Graham Medley, Professor of Infectious Disease Modelling at the London School of Hygiene and Tropical Medicine, said there could be outbreaks as colleagues are reunited.
Under the UK government’s so-called “Plan B” of how to manage coronavirus cases over the winter, advice to work from home could return if the National Health Service comes under unstainable pressure.
A document that informed the government’s decision making, from the advisory group SPI-M-O, said the early use of measures to control spread could cut the need for tougher measures later on.
Such tools could include the continuation of homeworking.
“There is a clear consensus that continued high levels of homeworking has played a very important role in preventing sustained epidemic growth in recent months,” the document said.
“It is highly likely that a significant decrease in homeworking in the next few months would result in a rapid increase in hospital admissions.”
Prof Medley, who is part of the Scientific Pandemic Influenza Group on Modelling, told a briefing for journalists that last month, where many people in England were working from home, the reproduction number in the country had remained “relatively flat”.
“It is uncertain what’s going to happen. We are still waiting for the full effect of schools reopening and potentially getting people going back to work to play through into the data, but I think we are unlikely to see the very high levels that we’ve seen in the past,” he said.
“What we have been doing in August has been enough to keep that reproduction number at one and that has still involved a lot of people not going back to the office, and that would seem to be a baseline measure that has some control on transmission.
“All those people who have been working from home for the past 18 months or so have not been making their normal contacts and it’s not just work.
“It’s the travel to and from work, the socialising after work, et cetera that people are not doing and those networks, if recreated all at once, then potentially could be a way in which the transmission could take off quite rapidly.

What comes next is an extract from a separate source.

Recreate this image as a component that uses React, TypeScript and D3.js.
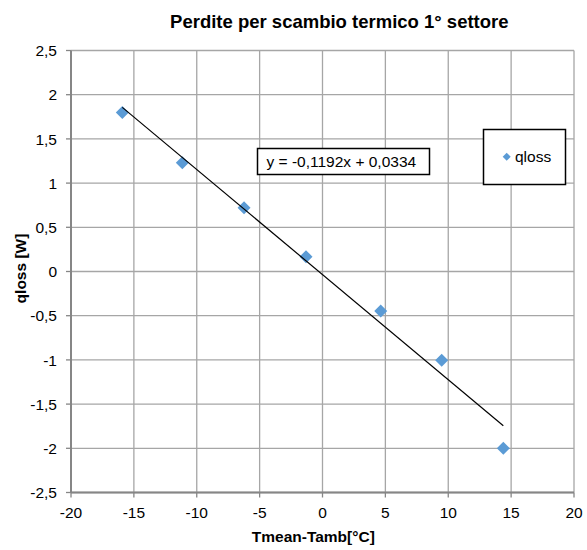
import React from "react";
import * as d3 from "d3";

const xData = [-15.92, -11.15, -6.24, -1.31, 4.63, 9.48, 14.38];
const yData = [1.8, 1.23, 0.72, 0.167, -0.447, -1.005, -2.0];
const trendX = [-15.92, 14.38];
const trendY = [1.857, -1.744];
const xTicks = [-20, -15, -10, -5, 0, 5, 10, 15, 20];
const yTicks = [-2.5, -2, -1.5, -1, -0.5, 0, 0.5, 1, 1.5, 2, 2.5];
const title = "Perdite per scambio termico 1° settore";
const xLabel = "Tmean-Tamb[°C]";
const yLabel = "qloss [W]";
const equation = "y = -0,1192x + 0,0334";
const seriesName = "qloss";

const W = 587, H = 550;
const L = 71, R = 574, T = 50.5, B = 492.5;
const FONT = "Liberation Sans, Arial, sans-serif";
const BLUE = "#5b9bd5";
const FS = 15.5;

const fmt = (v: number) => String(v).replace(".", ",");

export default function App() {
  const x = d3.scaleLinear().domain([-20, 20]).range([L, R]);
  const y = d3.scaleLinear().domain([-2.5, 2.5]).range([B, T]);
  const line = d3.line<number>().x((d) => x(trendX[d])).y((d) => y(trendY[d]));
  const diamond = (cx: number, cy: number, r: number) =>
    `M${cx},${cy - r}L${cx + r},${cy}L${cx},${cy + r}L${cx - r},${cy}Z`;
  return (
    <svg width={W} height={H} style={{ position: "absolute", left: 0, top: 0, background: "#fff" }} fontFamily={FONT}>
      <rect x={0} y={0} width={W} height={H} fill="#fff" />
      <text x={339.3} y={28} textAnchor="middle" fontSize={18.5} fontWeight="bold">{title}</text>
      {xTicks.map((t) => (
        <line key={"gx" + t} x1={x(t)} x2={x(t)} y1={T} y2={B} stroke="#a6a6a6" strokeWidth={1.3} />
      ))}
      {yTicks.map((t) => (
        <line key={"gy" + t} x1={L} x2={R} y1={y(t)} y2={y(t)} stroke="#a6a6a6" strokeWidth={1.3} />
      ))}
      <line x1={L} x2={L} y1={T} y2={B} stroke="#868686" strokeWidth={2} />
      <line x1={L} x2={R} y1={B} y2={B} stroke="#868686" strokeWidth={2} />
      {yTicks.map((t) => (
        <g key={"ty" + t}>
          <line x1={L - 5} x2={L} y1={y(t)} y2={y(t)} stroke="#868686" strokeWidth={1.3} />
          <text x={57} y={y(t) + 5.6} textAnchor="end" fontSize={FS}>{fmt(t)}</text>
        </g>
      ))}
      {xTicks.map((t) => (
        <g key={"tx" + t}>
          <line x1={x(t)} x2={x(t)} y1={B} y2={B + 5} stroke="#868686" strokeWidth={1.3} />
          <text x={x(t)} y={517.5} textAnchor="middle" fontSize={FS}>{fmt(t)}</text>
        </g>
      ))}
      <text x={313.3} y={541.5} textAnchor="middle" fontSize={15.5} fontWeight="bold">{xLabel}</text>
      <text transform={`translate(26,268.5) rotate(-90)`} textAnchor="middle" fontSize={15.5} fontWeight="bold">{yLabel}</text>
      {xData.map((v, i) => (
        <path key={"p" + i} d={diamond(x(v), y(yData[i]), 6.5)} fill={BLUE} />
      ))}
      <path d={line([0, 1]) || ""} stroke="#000" strokeWidth={1.2} fill="none" />
      <rect x={257.5} y={148.5} width={172} height={26} fill="#fff" stroke="#000" strokeWidth={1.5} />
      <text x={266.5} y={167} fontSize={FS}>{equation}</text>
      <rect x={483.5} y={129.5} width={82} height={55} fill="#fff" stroke="#000" strokeWidth={1.5} />
      <path d={diamond(506.7, 156.7, 4)} fill={BLUE} />
      <text x={515} y={161.7} fontSize={FS}>{seriesName}</text>
    </svg>
  );
}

“What’s driving some of the uncertainty is, we don’t know how people are going to actually behave. And I’m sure we all have kind of anecdotal evidence of people who we know are going to continue working from home and other people who are itching to get back to the office and go for a drink in a pub afterwards.
“What we can’t know is what numbers of people will do that. And so that just adds to the uncertainty.
“But clearly, if we all go back tomorrow to full contact then we will end up with transmission increasing and potentially quite high, quite rapidly.”